*Direction*: Reproduce, character for character, the lines below from the first through the one with "6.4, 6.4, 8.8, 10.1, 11.4, 13.3];". Leave pictures out.

*Recorded data*:
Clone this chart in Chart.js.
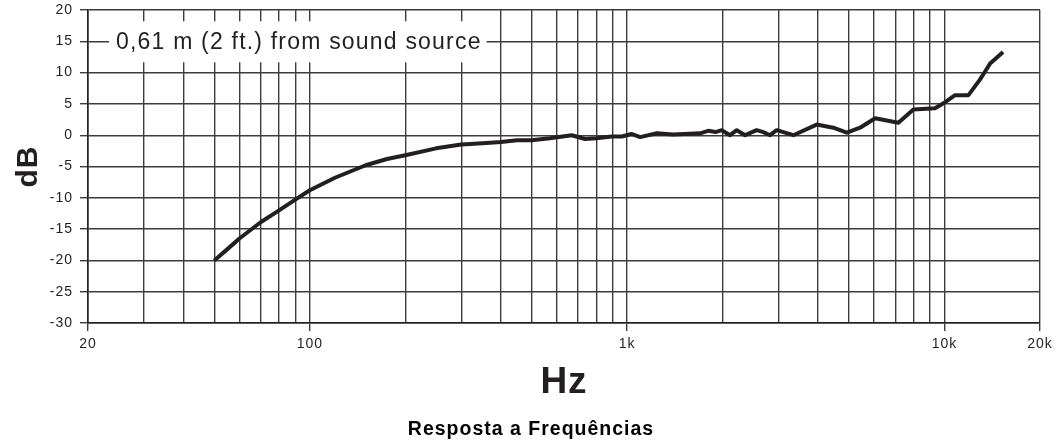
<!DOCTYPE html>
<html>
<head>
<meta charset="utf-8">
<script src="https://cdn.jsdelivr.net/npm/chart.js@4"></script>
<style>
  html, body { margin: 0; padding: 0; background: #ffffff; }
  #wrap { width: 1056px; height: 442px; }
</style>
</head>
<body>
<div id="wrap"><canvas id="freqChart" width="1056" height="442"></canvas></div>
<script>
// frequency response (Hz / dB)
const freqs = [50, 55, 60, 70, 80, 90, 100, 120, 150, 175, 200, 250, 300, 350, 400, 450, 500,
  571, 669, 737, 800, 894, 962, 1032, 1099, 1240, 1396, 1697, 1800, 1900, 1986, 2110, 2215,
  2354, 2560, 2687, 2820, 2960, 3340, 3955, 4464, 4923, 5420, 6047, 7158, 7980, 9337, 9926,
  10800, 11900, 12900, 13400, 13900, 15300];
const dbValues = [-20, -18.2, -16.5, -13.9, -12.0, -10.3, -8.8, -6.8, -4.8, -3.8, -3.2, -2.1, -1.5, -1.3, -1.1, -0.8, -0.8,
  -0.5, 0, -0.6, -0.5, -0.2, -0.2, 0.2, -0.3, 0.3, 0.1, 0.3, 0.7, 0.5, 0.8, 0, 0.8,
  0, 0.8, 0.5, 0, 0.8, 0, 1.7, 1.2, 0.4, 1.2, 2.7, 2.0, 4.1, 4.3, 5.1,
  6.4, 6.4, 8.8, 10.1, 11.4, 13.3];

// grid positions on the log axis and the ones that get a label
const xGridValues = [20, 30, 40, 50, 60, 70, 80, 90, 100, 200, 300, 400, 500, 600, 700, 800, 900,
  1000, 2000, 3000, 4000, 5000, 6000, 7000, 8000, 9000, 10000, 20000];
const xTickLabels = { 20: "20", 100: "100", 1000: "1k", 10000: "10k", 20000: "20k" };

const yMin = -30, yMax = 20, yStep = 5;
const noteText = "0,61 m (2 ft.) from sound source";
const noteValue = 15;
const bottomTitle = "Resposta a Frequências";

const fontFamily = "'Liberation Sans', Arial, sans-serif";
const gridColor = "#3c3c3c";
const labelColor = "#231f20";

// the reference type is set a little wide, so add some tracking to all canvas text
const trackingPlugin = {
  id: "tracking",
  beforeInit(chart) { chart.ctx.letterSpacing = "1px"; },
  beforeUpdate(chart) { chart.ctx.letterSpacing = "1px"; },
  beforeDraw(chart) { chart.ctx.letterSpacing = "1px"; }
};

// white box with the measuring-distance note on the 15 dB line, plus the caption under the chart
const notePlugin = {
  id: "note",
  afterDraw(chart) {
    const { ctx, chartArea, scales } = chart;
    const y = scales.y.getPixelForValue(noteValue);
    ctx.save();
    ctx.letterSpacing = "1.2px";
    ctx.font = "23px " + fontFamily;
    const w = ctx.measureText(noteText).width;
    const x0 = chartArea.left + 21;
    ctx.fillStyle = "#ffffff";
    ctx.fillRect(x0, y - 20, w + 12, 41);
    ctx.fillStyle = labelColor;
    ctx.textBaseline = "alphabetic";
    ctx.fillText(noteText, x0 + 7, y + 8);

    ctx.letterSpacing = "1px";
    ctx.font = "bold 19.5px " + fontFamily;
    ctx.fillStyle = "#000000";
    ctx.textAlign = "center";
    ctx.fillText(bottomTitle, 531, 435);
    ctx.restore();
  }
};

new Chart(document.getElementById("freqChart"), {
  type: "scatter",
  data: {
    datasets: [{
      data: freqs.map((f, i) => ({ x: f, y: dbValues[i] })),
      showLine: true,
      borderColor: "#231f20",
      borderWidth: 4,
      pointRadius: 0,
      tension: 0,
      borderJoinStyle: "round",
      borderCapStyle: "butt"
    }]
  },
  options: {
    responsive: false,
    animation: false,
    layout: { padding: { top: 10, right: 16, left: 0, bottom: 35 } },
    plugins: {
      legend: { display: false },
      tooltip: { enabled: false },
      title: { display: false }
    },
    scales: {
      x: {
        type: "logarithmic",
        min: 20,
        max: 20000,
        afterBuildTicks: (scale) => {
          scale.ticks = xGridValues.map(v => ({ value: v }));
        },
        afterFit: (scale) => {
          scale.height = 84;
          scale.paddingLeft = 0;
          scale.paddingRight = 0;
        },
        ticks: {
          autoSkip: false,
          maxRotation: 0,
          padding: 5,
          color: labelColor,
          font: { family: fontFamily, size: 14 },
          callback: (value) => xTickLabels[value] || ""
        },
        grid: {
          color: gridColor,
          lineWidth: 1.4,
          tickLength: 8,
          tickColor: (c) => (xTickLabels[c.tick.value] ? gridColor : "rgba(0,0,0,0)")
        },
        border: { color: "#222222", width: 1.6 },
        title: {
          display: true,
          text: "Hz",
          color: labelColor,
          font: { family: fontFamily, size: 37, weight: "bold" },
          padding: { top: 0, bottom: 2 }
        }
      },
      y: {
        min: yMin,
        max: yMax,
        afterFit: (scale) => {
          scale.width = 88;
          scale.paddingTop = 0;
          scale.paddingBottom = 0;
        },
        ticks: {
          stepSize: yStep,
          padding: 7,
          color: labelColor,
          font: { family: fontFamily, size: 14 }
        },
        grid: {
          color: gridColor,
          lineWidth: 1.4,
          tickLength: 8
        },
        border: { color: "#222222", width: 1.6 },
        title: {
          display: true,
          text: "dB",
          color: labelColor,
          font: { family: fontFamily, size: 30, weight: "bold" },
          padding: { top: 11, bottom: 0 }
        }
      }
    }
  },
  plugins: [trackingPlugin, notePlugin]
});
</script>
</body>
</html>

*Exercise solution*:
Clone this chart in Chart.js.
<!DOCTYPE html>
<html>
<head>
<meta charset="utf-8">
<script src="https://cdn.jsdelivr.net/npm/chart.js@4"></script>
<style>
  html, body { margin: 0; padding: 0; background: #ffffff; }
  #wrap { width: 1056px; height: 442px; }
</style>
</head>
<body>
<div id="wrap"><canvas id="freqChart" width="1056" height="442"></canvas></div>
<script>
// frequency response (Hz / dB)
const freqs = [50, 55, 60, 70, 80, 90, 100, 120, 150, 175, 200, 250, 300, 350, 400, 450, 500,
  571, 669, 737, 800, 894, 962, 1032, 1099, 1240, 1396, 1697, 1800, 1900, 1986, 2110, 2215,
  2354, 2560, 2687, 2820, 2960, 3340, 3955, 4464, 4923, 5420, 6047, 7158, 7980, 9337, 9926,
  10800, 11900, 12900, 13400, 13900, 15300];
const dbValues = [-20, -18.2, -16.5, -13.9, -12.0, -10.3, -8.8, -6.8, -4.8, -3.8, -3.2, -2.1, -1.5, -1.3, -1.1, -0.8, -0.8,
  -0.5, 0, -0.6, -0.5, -0.2, -0.2, 0.2, -0.3, 0.3, 0.1, 0.3, 0.7, 0.5, 0.8, 0, 0.8,
  0, 0.8, 0.5, 0, 0.8, 0, 1.7, 1.2, 0.4, 1.2, 2.7, 2.0, 4.1, 4.3, 5.1,
  6.4, 6.4, 8.8, 10.1, 11.4, 13.3];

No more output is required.